In the late seventies I published an essay in which I compared Redgrove to Ted Hughes. Redgrove wrote to me about this essay and thus began a correspondence that turned into a friendship. Again there was a biographical background that I knew nothing of. Redgrove was very sensitive about being compared to Hughes. They had met at Cambridge and whenever he was asked about Hughes – most notably by Hughes’s biographer – he portrayed his friend as the “senior poet” from whom he had learned much about what it takes to be a poet. What he never said was that, when they were students, Hughes was the one who was struggling to write poetry, whereas Redgrove had made a brilliant start, writing poems such as Lazarus and the Sea at the age of 21, publishing his first poem in the TLS and founding the magazine delta.

All this was a sad contrast to their later careers, and one of Redgrove’s most painful literary experiences was the review of his first collection by Al Alvarez, who dismissed his poetry as a “vulgarisation” and “poor man’s version” of Hughes.
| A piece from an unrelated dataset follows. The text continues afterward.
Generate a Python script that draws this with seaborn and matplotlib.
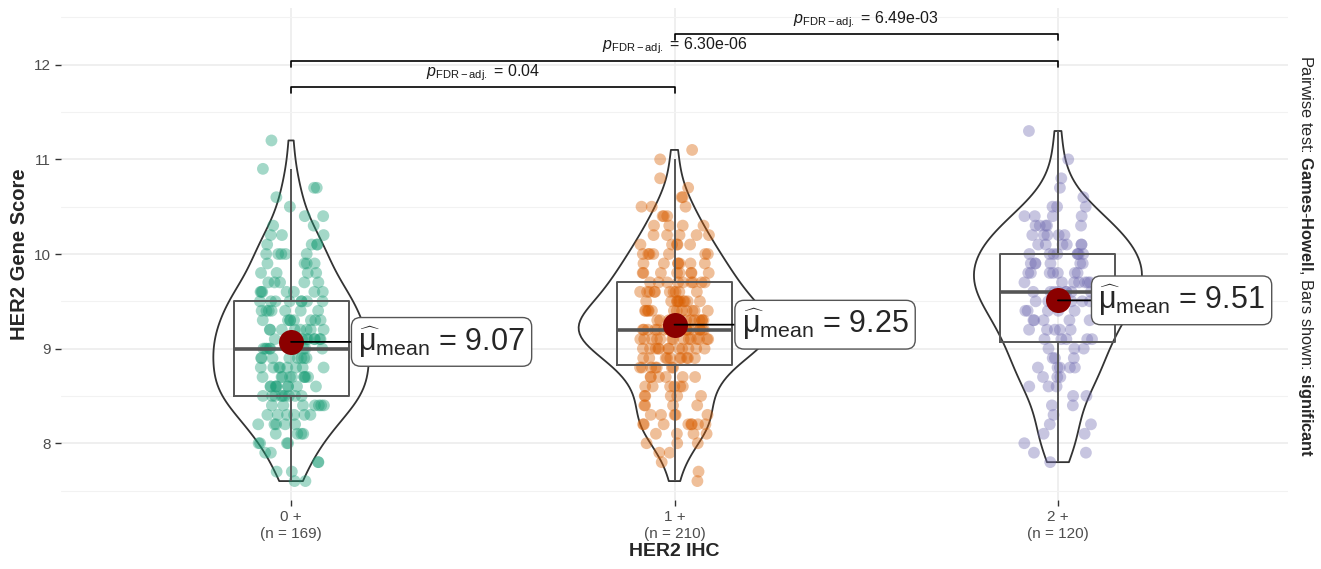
import numpy as np
import pandas as pd
import seaborn as sns
import matplotlib.pyplot as plt

groups = ["0 +", "1 +", "2 +"]

g0_values = [7.6, 7.7, 7.8, 7.9, 8.0, 8.1, 8.2, 8.3, 8.4, 8.5, 8.6, 8.7, 8.8, 8.9, 9.0, 9.1, 9.2,
             9.3, 9.4, 9.5, 9.6, 9.7, 9.8, 9.9, 10.0, 10.1, 10.2, 10.3, 10.4, 10.5, 10.6, 10.7, 10.9, 11.2]
g0_counts = [2, 2, 2, 2, 4, 4, 5, 6, 7, 9, 9, 9, 8, 8, 10, 9, 8,
             8, 7, 8, 7, 5, 4, 4, 5, 4, 3, 2, 2, 1, 1, 2, 1, 1]

g1_values = [7.6, 7.7, 7.8, 7.9, 8.0, 8.1, 8.2, 8.3, 8.4, 8.5, 8.6, 8.7, 8.8, 8.9, 9.0, 9.1, 9.2, 9.3,
             9.4, 9.5, 9.6, 9.7, 9.8, 9.9, 10.0, 10.1, 10.2, 10.3, 10.4, 10.5, 10.6, 10.7, 10.8, 11.0, 11.1]
g1_counts = [1, 1, 1, 2, 3, 4, 8, 5, 4, 5, 6, 6, 7, 10, 12, 14, 18, 14,
             12, 10, 10, 9, 8, 7, 7, 5, 5, 4, 3, 3, 2, 1, 1, 1, 1]

g2_values = [7.8, 7.9, 8.0, 8.1, 8.2, 8.3, 8.4, 8.5, 8.6, 8.7, 8.8, 8.9, 9.0, 9.1, 9.2, 9.3, 9.4,
             9.5, 9.6, 9.7, 9.8, 9.9, 10.0, 10.1, 10.2, 10.3, 10.4, 10.5, 10.6, 10.7, 10.8, 11.0, 11.3]
g2_counts = [1, 2, 1, 2, 2, 1, 2, 2, 3, 3, 5, 3, 3, 5, 5, 5, 5,
             6, 8, 7, 7, 6, 8, 6, 5, 5, 4, 3, 1, 1, 1, 1, 1]

# significant Games-Howell comparisons
pairs = [(0, 1), (0, 2), (1, 2)]
p_labels = ["0.04", "6.30e-06", "6.49e-03"]

colors = ["#1B9E77", "#D95F02", "#7570B3"]

values = [g0_values, g1_values, g2_values]
counts = [g0_counts, g1_counts, g2_counts]
df = pd.DataFrame({
    "HER2 IHC": np.repeat(groups, [sum(c) for c in counts]),
    "score": np.concatenate([np.repeat(v, c) for v, c in zip(values, counts)]),
})

sns.set_style("white")
plt.rcParams["font.family"] = ["Liberation Sans", "DejaVu Sans"]
plt.rcParams["mathtext.fontset"] = "custom"
plt.rcParams["mathtext.rm"] = "Liberation Sans"
plt.rcParams["mathtext.it"] = "Liberation Sans:italic"
plt.rcParams["mathtext.bf"] = "Liberation Sans:bold"

fig = plt.figure(figsize=(13.21, 5.69), dpi=100)
ax = fig.add_axes([61 / 1321, 69 / 569, 1227 / 1321, 492 / 569])

np.random.seed(3)
sns.stripplot(data=df, x="HER2 IHC", y="score", hue="HER2 IHC", palette=colors,
              jitter=0.09, size=8.5, alpha=0.4, linewidth=0, legend=False, ax=ax, zorder=2)
sns.boxplot(data=df, x="HER2 IHC", y="score", width=0.3, fill=False, color="#555555",
            showfliers=False, showcaps=False, linewidth=1.4,
            medianprops=dict(linewidth=2.6), ax=ax, zorder=3)
sns.violinplot(data=df, x="HER2 IHC", y="score", width=0.5, cut=0, inner=None, fill=False,
               color="#333333", linewidth=1.3, density_norm="area", bw_adjust=0.9, ax=ax)

# means with labels
means = df.groupby("HER2 IHC", sort=False)["score"].mean()
label_dx = [0.175, 0.175, 0.105]
for i, g in enumerate(groups):
    m = means[g]
    ax.scatter(i, m, s=18 ** 2, color="#8B0000", zorder=6, linewidths=0)
    ax.annotate(r"$\widehat{\mathrm{\mu}}_{\mathrm{mean}}$ = " + f"{m:.2f}", xy=(i, m),
                xytext=(i + label_dx[i], m), ha="left", va="center", fontsize=22, zorder=7,
                bbox=dict(boxstyle="round,pad=0.22,rounding_size=0.3", fc="white", ec="#555555", lw=1),
                arrowprops=dict(arrowstyle="-", color="black", lw=1.3, shrinkA=0, shrinkB=0))

# significance brackets
bracket_y = [11.76, 12.04, 12.32]
tip = 0.06
for (a, b), lab, y in zip(pairs, p_labels, bracket_y):
    ax.plot([a, a, b, b], [y - tip, y, y, y - tip], color="black", lw=1.2, zorder=5)
    ax.text((a + b) / 2, y + 0.05, r"$p_{\mathrm{FDR-adj.}}$ = " + lab, ha="center", va="bottom",
            fontsize=11.5, color="#1a1a1a")

ax.set_xlim(-0.6, 2.6)
ax.set_ylim(7.4, 12.6)
ax.set_yticks([8, 9, 10, 11, 12])
ax.set_yticks([7.5, 8.5, 9.5, 10.5, 11.5, 12.5], minor=True)
ax.set_xticks(range(3))
ax.set_xticklabels([f"{g}\n(n = {sum(c)})" for g, c in zip(groups, counts)])
ax.grid(True, which="major", color="#EBEBEB", lw=1.1, zorder=0)
ax.grid(True, which="minor", axis="y", color="#F2F2F2", lw=0.8, zorder=0)
ax.set_axisbelow(True)
for s in ax.spines.values():
    s.set_visible(False)
ax.tick_params(axis="both", which="major", length=4, width=1, color="#333333",
               labelcolor="#4D4D4D", labelsize=11, left=True, bottom=True)
ax.tick_params(axis="y", which="minor", length=0)

ax.set_xlabel("HER2 IHC", fontsize=14, fontweight="bold", labelpad=2)
ax.set_ylabel("HER2 Gene Score", fontsize=14.5, fontweight="bold", labelpad=3)

fig.text(0.988, 0.55,
         r"Pairwise test: $\mathbf{Games}$-$\mathbf{Howell}$, Bars shown: $\mathbf{significant}$",
         rotation=-90, ha="center", va="center", fontsize=11.8)

fig.savefig("out.png", dpi=100)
For the rest of his life Redgrove felt overshadowed by Hughes, although his best work is the equal of his friend’s, the quality of his poetry is more consistent, and whereas Hughes’s work declined after the early eighties, Redgrove went from strength to strength, writing much of his best poetry in the last 25 years of his life.

In the nineties I wrote a critical study of Redgrove’s poetry. This had little impact, and after he died I heard someone say that biography is a better way than criticism to get public recognition for a writer. My university, Sheffield, has a vast archive covering the last 30 years of Redgrove’s life and, with his widow Penelope Shuttle’s encouragement, I started work on the biography. I learned a lot from interviews with people such as Peter Porter, D.M. Thomas, Alan Brownjohn and the artist Dennis Creffield, and from members of his family, but my most valuable resource was the extraordinary archive, where Redgrove kept copies of every letter he wrote or received, and where his private journals, often cryptically but obsessively, record the psychological struggles that underlie his poetic achievement.

These struggles date from his childhood, from the conflicted relationship of his conventional father and rebellious mother, and her enlisting him, at a shockingly young age, into the marital war by confiding in him about her affairs and abortions. His obsessive idea that the foetuses of his aborted siblings might have been buried in the family garden underlies one of his earliest poems, Picking Mushrooms, and one of his last, Spiritualism Garden, both of which can be read in the Collected Poems published by Cape alongside A Lucid Dreamer.

Later in life Redgrove was given invaluable support as a poet by Philip Hobsbaum, whom he met at Cambridge, and who founded the group that he attended along with Porter, Brownjohn, Martin Bell, George MacBeth, Edward Lucie-Smith and others in the fifties and sixties. He was helped to address his psychosexual obsessions by the unorthodox Jungian analyst John Layard, to whom he dedicated The Idea of Entropy at Maenporth Beach, and above all, in the second half of his life, he formed a fulfilling personal and creative partnership with Penelope Shuttle.

As my comments on The Idea of Entropy and Lazarus and the Sea show, the point of literary biography isn’t to help with the interpretation of poems: these, if they are any good, work without knowledge of the poet’s life. But I hope my book does illuminate the poetic process, what it takes – and costs – to be a poet, and how often painful and destructive experiences can be transformed by a poet of Peter Redgrove’s calibre.

Neil Roberts is Emeritus Professor of English Literature at Sheffield University and has written books about Ted Hughes, D.H. Lawrence, George Eliot and George Meredith as well as Peter Redgrove. He lives in Derbyshire.